Economic empowerment of women features strongly under SDG5, reflecting global recognition of its multiplier effect for development: the G20 and the African Union, for example, have also prioritized it in their development agendas for 2015. Economic empowerment entails women’s ability to make informed choices, take advantage of and fully benefit from economic opportunities and control their income and assets.  Today, this remains a distant reality for many women worldwide. Globally, the female share of the labour force hovers around 40%, barely changing over the past two decades. Only 52% of women are active in the labour force and are concentrated in part-time or vulnerable employment. In the Middle East and North Africa region, this falls to 25%. Gender wage gaps remain stubbornly at 20% worldwide, and female entrepreneurship remains low. Only 25% of business owners with employees in OECD economies are women.

So, what would the world look like in 2030 if the SDG5 targets focusing on women’s economic empowerment are met, and how can a social norms approach be a catalyst for change?

First, SDG5calls for reforms to women’s access to economic resources. So, by 2030, women would be empowered economic actors, contributing to the dynamism of their economies.

Today’s reality, however, is far different. The SIGI highlights how the discrimination women face now when it comes to land and property rights as well as financial inclusion is a serious brake on their economic empowerment. Growing evidence shows that tackling the discriminatory social norms that restrict women’s access to productive and economic resources would have significant gains for women as well as their economies. Discrimination against women comes with measurable economic costs: 2015 IMF estimates suggest that gender gaps in the labour market cost 27% of GDP in the Middle East and North Africa, 23% in South Asia and 15% worldwide. Yet, in around 100 countries covered by the SIGI, women continue to face discrimination in law or practice in accessing land, property or opening a bank account: 18% of land titles are owned by women. 107 countries discriminate against daughters and/or widows in terms of inheritance rights either in the legal framework or in practice. Only 8% of women in Albania, like in many other countries, report having a say in their own income.

Second, SDG5 calls for the equal division of unpaid care work within the household to relieve women of the “double burden” of paid and unpaid work. So, by 2030, caregiving activities would be equally shared between women and men.

A lot, however, remains to be done to achieve this goal. Women spend on average three times more on unpaid care work than men — 2 times in the United States and up to 10 times in Pakistan and India. Traditional norms and expectations of women as primary caregivers within the family are not innocuous for their economic empowerment. OECD Development Centre research on unpaid care work shows correlations between unequal levels of unpaid care work and levels of female vulnerable employment and gender wage gaps. For instance, in countries where women spend twice as much time on unpaid care activities as men, they earn 63% of male wages. This decreases to 40% of male wages, however, when women spend five times more time on unpaid care work than men. Policies that recognize unpaid care’s socio-economic value, aim to reduce the time and “burden,” and redistribute the responsibilities within the household – through  parental and not only maternal leave – and with public services – for childcare, transportation, infrastructure – would offer women more opportunities to engage actively in economic activities.
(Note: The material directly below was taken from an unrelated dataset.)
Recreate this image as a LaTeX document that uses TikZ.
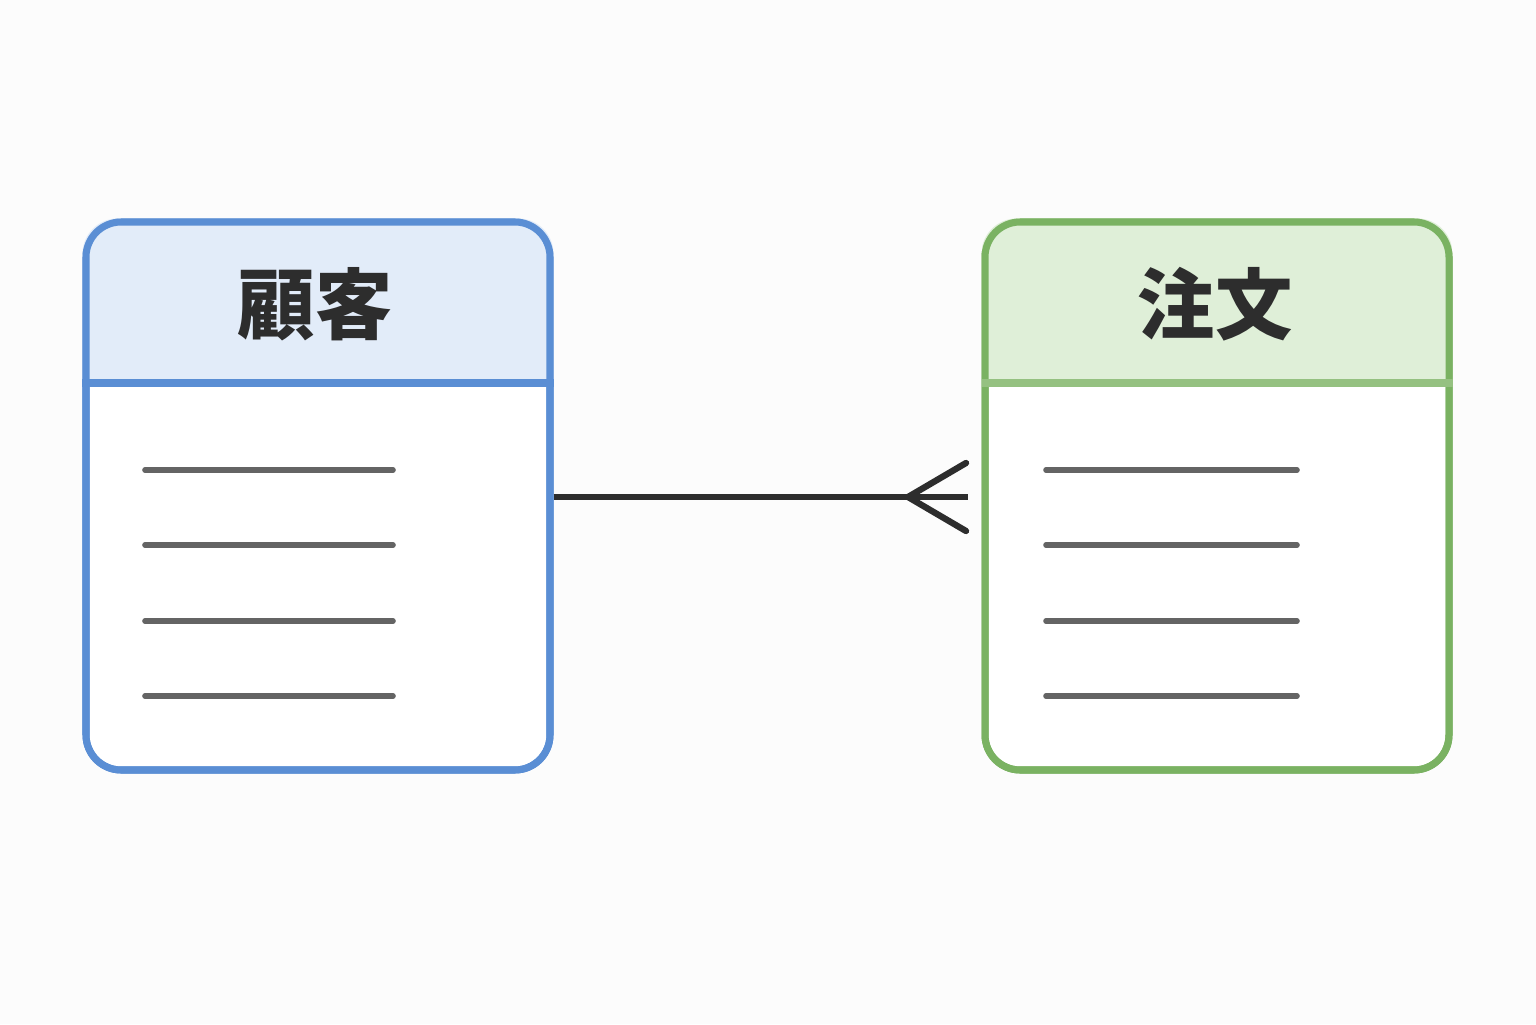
\documentclass[tikz,border=0pt]{standalone}
\usepackage{fontspec}
\newfontfamily\cjk{Noto Sans CJK JP}
\usetikzlibrary{calc,positioning}
\definecolor{custblue}{RGB}{90,142,212}
\definecolor{custbluebg}{RGB}{226,236,249}
\definecolor{ordgreen}{RGB}{122,178,98}
\definecolor{ordgreenbg}{RGB}{223,239,216}
\definecolor{rowgray}{RGB}{100,100,100}
\definecolor{linkgray}{RGB}{45,45,45}
\tikzset{
  entity/.style={draw=#1,line width=2pt,rounded corners=10pt,minimum width=4.64cm,minimum height=5.48cm},
  row/.style={rowgray,line width=1.6pt,line cap=round},
  title/.style={font=\cjk\bfseries\fontsize{22}{26}\selectfont,text=linkgray}
}
\begin{document}
\begin{tikzpicture}
\useasboundingbox (0,0) rectangle (15.36,10.24);
\fill[white!99!black] (0,0) rectangle (15.36,10.24);

% entities
\node[entity=custblue,fill=white] (cust) at (3.18,5.28) {};
\node[entity=ordgreen,fill=white] (ord) at (12.17,5.28) {};

% headers
\begin{scope}
\clip[rounded corners=10pt] (cust.south west) rectangle (cust.north east);
\fill[custbluebg] (cust.north west) rectangle ($(cust.east)+(0,1.13)$);
\end{scope}
\begin{scope}
\clip[rounded corners=10pt] (ord.south west) rectangle (ord.north east);
\fill[ordgreenbg] (ord.north west) rectangle ($(ord.east)+(0,1.13)$);
\end{scope}
\node[entity=custblue] at (cust) {};
\node[entity=ordgreen] at (ord) {};
\draw[custblue,line width=2pt] ($(cust.west)+(0,1.13)$) -- ($(cust.east)+(0,1.13)$);
\draw[ordgreen!80!white,line width=2pt] ($(ord.west)+(0,1.13)$) -- ($(ord.east)+(0,1.13)$);
\node[title] (custname) at (3.15,7.2) {顧客};
\node[title] (ordname) at (12.15,7.2) {注文};

% attribute rows
\foreach \y in {5.54,4.79,4.03,3.28}{
  \draw[row] (1.45,\y) -- (3.93,\y);
  \draw[row] (10.46,\y) -- (12.97,\y);
}

% relationship
\coordinate (foot) at (9.68,5.27);
\coordinate (fork) at (9.08,5.27);
\draw[linkgray,line width=1.8pt] (cust.east |- foot) -- (foot);
\draw[linkgray,line width=1.8pt,line cap=round] (9.66,5.61) -- (fork) -- (9.66,4.93);
\end{tikzpicture}
\end{document}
What can we conclude then?

The SDGs offers a strategic and timely moment to advance the economic empowerment of women. However, acting on this agenda requires a political and cultural seachange to overcome the systemic discrimination women face to achieve economic autonomy and empowerment. To walk the talk of the SDGs, we must pursue an action plan that accounts for underlying social norms.
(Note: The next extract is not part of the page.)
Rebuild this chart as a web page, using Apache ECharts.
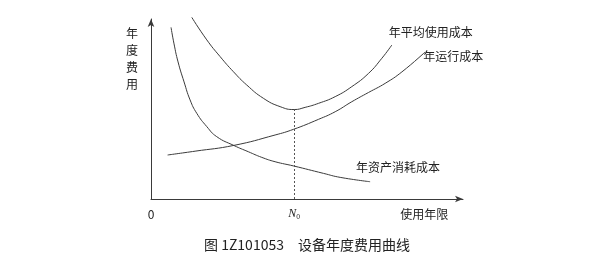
<!DOCTYPE html>
<html><head><meta charset="utf-8">
<script src="https://cdn.jsdelivr.net/npm/echarts@6/dist/echarts.min.js"></script>
<style>html,body{margin:0;padding:0;background:#fff}#c{width:604px;height:262px}</style>
</head><body><div id="c"></div>
<script>
// Series names
const seriesNames = ['年平均使用成本', '年运行成本', '年资产消耗成本'];
// Annual average use cost [useYears, cost]
const avgCost = [[2.85,99.9],[3.9,87.5],[4.83,78.3],[5.76,70.0],[6.69,62.7],[7.85,55.4],[9.02,50.8],[10,49.2],[10.77,50.4],[11.7,52.6],[12.87,56.3],[14.03,61.8],[15.2,69.1],[16.13,77.4],[16.83,84.7]];
// Annual operating cost
const runCost = [[1.16,24.2],[3.08,26.3],[5.8,29.5],[8.67,35.2],[9.95,38.3],[11.7,43.8],[12.87,48.0],[14.03,53.5],[15.2,58.6],[16.36,63.6],[17.53,69.9],[19.16,80.9]];
// Annual asset consumption cost
const assetCost = [[1.4,94.4],[1.61,85.3],[1.89,75.4],[2.31,64.4],[2.73,54.5],[3.2,47.1],[3.9,39.8],[4.59,34.3],[5.8,29.4],[6.8,26.0],[7.74,22.9],[8.67,20.5],[9.95,18.2],[12.05,14.1],[13.22,11.9],[15.31,9.5]];
// Optimal life N0 and minimal average cost
const n0 = 10;
const minCost = 49.2;
// X tick labels
const xTickValues = [0, n0, 19.1];
const xTickLabels = ['0', '{i|N}{s|0}', '使用年限'];
const yName = '年度费用';
const caption = '图 1Z101053　设备年度费用曲线';

const chart = echarts.init(document.getElementById('c'));
const FONT = '"Noto Sans CJK SC", "Noto Sans", sans-serif';
const lineColor = '#3a3a3a';
function mkSeries(name, data, offset) {
  return {
    name, type: 'line', data, smooth: 0.5, showSymbol: false, symbol: 'none', clip: false,
    lineStyle: { color: lineColor, width: 1 },
    emphasis: { disabled: true },
    endLabel: { show: true, formatter: '{a}', offset, color: '#222', fontSize: 12, fontFamily: FONT, distance: 0 }
  };
}
const s0 = mkSeries(seriesNames[0], avgCost, [-3, -13]);
s0.markLine = {
  silent: true, symbol: 'none', label: { show: false },
  lineStyle: { type: [2, 2], color: '#555', width: 1 },
  data: [[{ coord: [n0, 0] }, { coord: [n0, minCost] }]]
};
chart.setOption({
  animation: false,
  textStyle: { fontFamily: FONT },
  title: { text: caption, left: 199, top: 233, textStyle: { fontSize: 14, fontWeight: 'normal', color: '#222', fontFamily: FONT } },
  grid: { left: 151, right: 141, top: 19, bottom: 63 },
  xAxis: {
    type: 'value', min: 0, max: 21.8,
    axisLine: { lineStyle: { color: lineColor, width: 1 }, symbol: ['none', 'arrow'], symbolSize: [5, 8] },
    splitLine: { show: false }, axisTick: { show: false },
    axisLabel: {
      customValues: xTickValues, margin: 9, color: '#222', fontSize: 12,
      formatter: function (v) { const i = xTickValues.indexOf(v); return i >= 0 ? xTickLabels[i] : ''; },
      rich: {
        i: { fontStyle: 'italic', fontSize: 12, fontFamily: 'Liberation Serif', color: '#222' },
        s: { fontSize: 7, color: '#222', padding: [5, 0, 0, 0], verticalAlign: 'bottom' }
      }
    }
  },
  yAxis: {
    type: 'value', min: 0, max: 99,
    name: yName.split('').join('\n'), nameLocation: 'end', nameGap: -6,
    nameTextStyle: { align: 'right', verticalAlign: 'top', padding: [0, 13, 0, 0], lineHeight: 17, fontSize: 12, color: '#222' },
    axisLine: { show: true, lineStyle: { color: lineColor, width: 1 }, symbol: ['none', 'arrow'], symbolSize: [5, 8] },
    splitLine: { show: false }, axisTick: { show: false }, axisLabel: { show: false }
  },
  series: [s0, mkSeries(seriesNames[1], runCost, [-2, 5]), mkSeries(seriesNames[2], assetCost, [-14, -14])]
});
</script></body></html>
First, it must work to eliminate discrimination in labour laws and inheritance laws.

Secondly, action means investing in data and technical capacity to measure and track progress on social norm change. The SIGI’s results prove that discriminatory social norms can be transformed with positive policy interventions. Such data is vital for informing policies and better understanding what works to enable women’s economic empowerment.

Finally, bold action calls for real accountability in the commitments made to women, though appropriate budgets and strengthened national gender networks, for example, involving multiple actors from community leaders and civil society to governments and the private sector.

Fuelled by the SDGs, this action plan is our best bet for turning the world’s promises about ‌gender equality and women’s empowerment into reality by 2030.